Era la primera vez en la historia que un presidente constitucional recibía a un policía acusado de matar por la espalda. La ministra Bullrich observaba la escena con una expresión entre cariñosa y comprensiva. Tal vez en el futuro sean evocadas sus declaraciones radiales de entonces: “Estamos cambiando la doctrina”. Agregó que el nuevo protocolo del accionar policial “le otorgará al efectivo el beneficio de la duda”. Y dijo: “¿Si no cómo cuidamos a la gente?”.
No menos cierto es que, a partir de ese momento, el “gatillo fácil” como política pública empezó a ser una estrategia electoral. Y en el medio, el horror.
En términos numéricos, desde el inicio de la era democrática hasta fines de 2015 hubo 4737 asesinados por fuerzas de seguridad; es decir, un promedio de aproximadamente 152 víctimas anuales. Del total, 2653 murieron en casos de “gatillo fácil” y 2084, en situaciones de cautiverio, mientras que otros 73 fueron matados durante movilizaciones y protestas.
Pero bajo el régimen macrista el conteo creció de manera exponencial: 725 víctimas entre comienzos de 2016 y fines de 2017. O sea, 362 víctimas por año, lo cual establecía una muerte cada 23 horas, según cifras coincidentes de la Coordinadora contra la Represión Policial e Institucional (Correpi) y el Centro de Estudios Legales y Sociales (Cels).
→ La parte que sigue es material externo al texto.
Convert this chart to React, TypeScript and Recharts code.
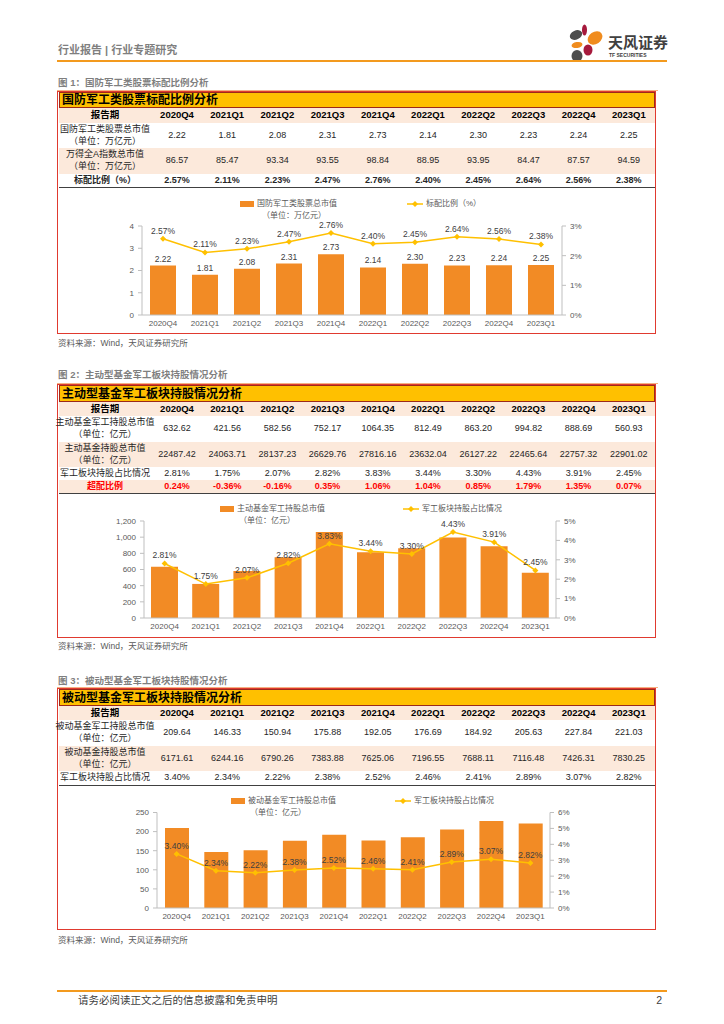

De aquella cifra global, el 40% (144 casos anuales) murió en cautiverio y 44% (160 casos anuales) bajo la ley del “gatillo fácil”. Y con una frecuencia de un fusilado cada dos días. En un 60% sus verdugos son policías, gendarmes y prefectos fuera del horario de servicio.
Pero bien se puede considerar al policía Chocobar como el “influencer” del año. De hecho, su acto potenció muchos otros similares.
Exactamente cuando la señora Bullrich hablaba para la prensa de cómo “cuidar a la gente”, dos balas policiales impactaban en las piernas de la titular del Juzgado de Trabajo Nº 63, María Dagnillo. Otro tiro hería en una rodilla al prosecretario del Juzgado Civil Nº 9, Ezequiel Allende. Ocurrió en la zona de Tribunales por donde circulaban cientos de personas, durante una desaforada persecución de la Policía de la Ciudad a tres pistoleros que habían asaltado una joyería. En medio de tal huracán de proyectiles, esquirlas y cristales rotos, sólo un asaltante fue atrapado al recibir un tiro. Un premio consuelo.
No fue la única expresión de esa “doctrina” en el mismo día. Era aún de madrugada cuando Fabián Enrique, de 17 años, fue asesinado a tiros por la espalda en un arrabal de Quilmes. Su victimario fue el integrante del Grupo Halcón de la Bonaerense, Brian Montes. Este, acompañado por su jefe, acudió luego a la Comisaría 3ª de aquel partido para denunciar “un intento de robo” evitado por él con su pistola. El pibe estaba desarmado. Y el expediente fue caratulado como “homicidio”. Un simple tecnicismo. Porque el matador sabía que en aquella coyuntura las autoridades políticas lo respaldarían y que las autoridades judiciales no se irían a ensañar con él. Por lo pronto, sobrelleva su procesamiento en libertad.
Una biblia al respecto fue el caso de Facundo Ferreira, de solo 12 años, asesinado en marzo con un tiro en la nuca por la Policía de Tucumán. Es una paradoja que su matador, el suboficial Nicolás Montes de Oca, fuera detenido recién a fines de septiembre, pero por el arrebato de una cartera.
En lo estadístico, los casos de “gatillo fácil” se dispararon (nunca mejor utilizado este vocablo) tras la visita de Chocobar a la Casa Rosada. Unos 300 asesinatos, según la abogada de la Correpi, María del Carmen Verdú, con la aclaración de que aún no han sido cargadas las cifras de seis provincias.
Ella, además, aportó otro dato no menor: “Tal política también causó un incremento exponencial de causas archivadas o simplemente caratuladas como “legítima defensa”.
Garantismo de ultraderecha a la orden del día, tal como corresponde a una sociedad que no atraviesa su mejor momento.